The energy value I got from PCM counters seems only depends on execution time, more time, more energy. I performed a test (result shown in attachment), which performs the same amount of work load, and varies the frequency. The higher frequency, execution time decreases, energy decreases as well, which is counter-intuitive, since energy grows cubic with frequency, but time decrease linearly with frequency. In principle, even if execution time decreases, the energy cost should be higher. The same happens when I use more cores, more cores lead to shorter execution time, but turn more cores from C6 state to C0 state. But still the energy curve follows strictly with time curves. The processor I used is Intel Xeon E2630L, the the code I use to extract energy is as follows, is there sth wrong in my code?
PCM *m = PCM::getInstance();
if(m->program() != PCM::Success) return EXIT_FAILURE;
SystemCounterState before_sstate = getSystemCounterState();
SystemCounterState after_sstate = getSystemCounterState();
printf("MEASURE: %f\n", getConsumedJoules(before_sstate, after_sstate));
I'm not quite sure I understand the graphs but, in general, the RAPL core energy usage, for a given frequency, is going to be proportional to the non-halted clockticks at that frequency.
The energy MSR values aren't based on actually measuring the energy as far as I know. They are estimates of the energy. I'm not sure what factors are used for estimating the energy and the factors may change with different types of chips... and no, the factors are probably not going to be made public.
Does this help?
Your information is quite useful to me.

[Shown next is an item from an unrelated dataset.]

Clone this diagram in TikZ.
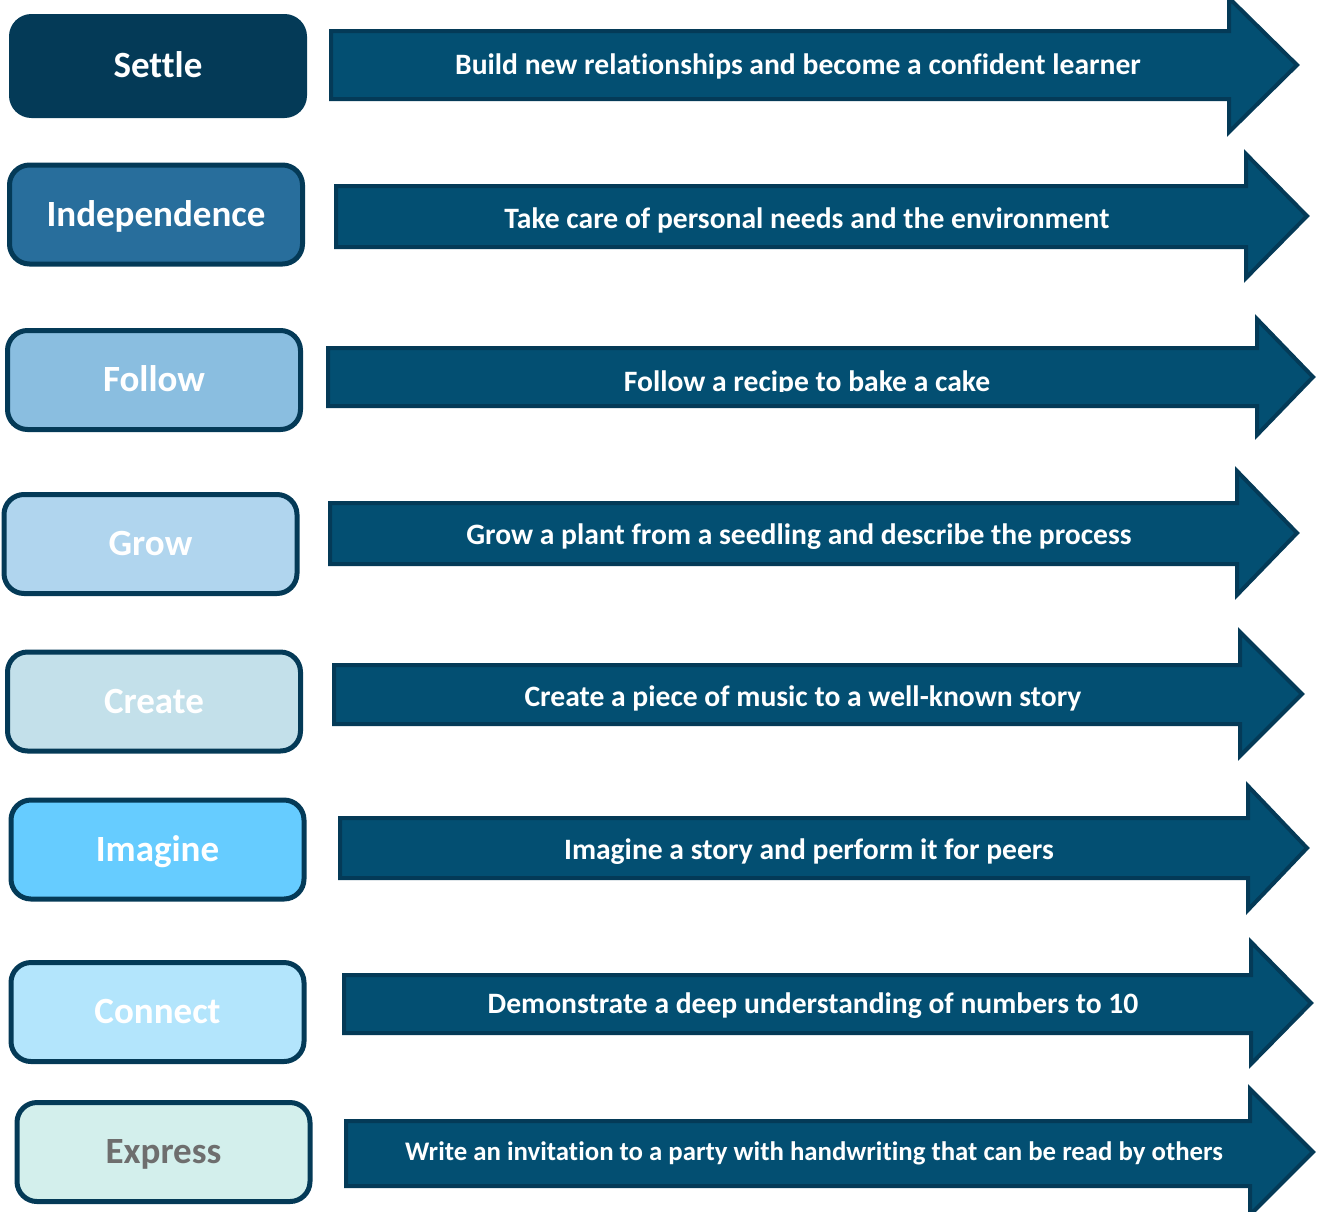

Thanks:)
Is there some figures shows how large the relative error can be in the worst case for the energy counters comparing measurements from power meter etc? If it is within a few percent, we can use it to support our research.
You might want to try a broader set of test kernels, including kernels compiled with different ISA options (i.e., SSE vs AVX).
Assuming that your processor is a Xeon E5-2630L (Sandy Bridge), the Xeon E5 Family Specification Update (document 326510-014, August 2013) reports that the Package Energy Counter register may incorrectly report power consumed by AVX instructions (errata BT214). The document does not disclose whether the error is in the undercounting or overcounting direction (or whether it can err in both directions), so trying a code that has been compiled for SSE may show different results.
One example of apparent success in using the energy counters is provided in a technical report from Berkeley (EECS-2012-168.pdf)
I have some issues with certain aspects of the methodology used, but the DGEMM results in Figure 2b show the expected increase in total energy use as frequency is increased. The execution time goes down linearly with increasing frequency, but the power consumption increases faster than linearly with increasing frequency, leading to increased total energy use.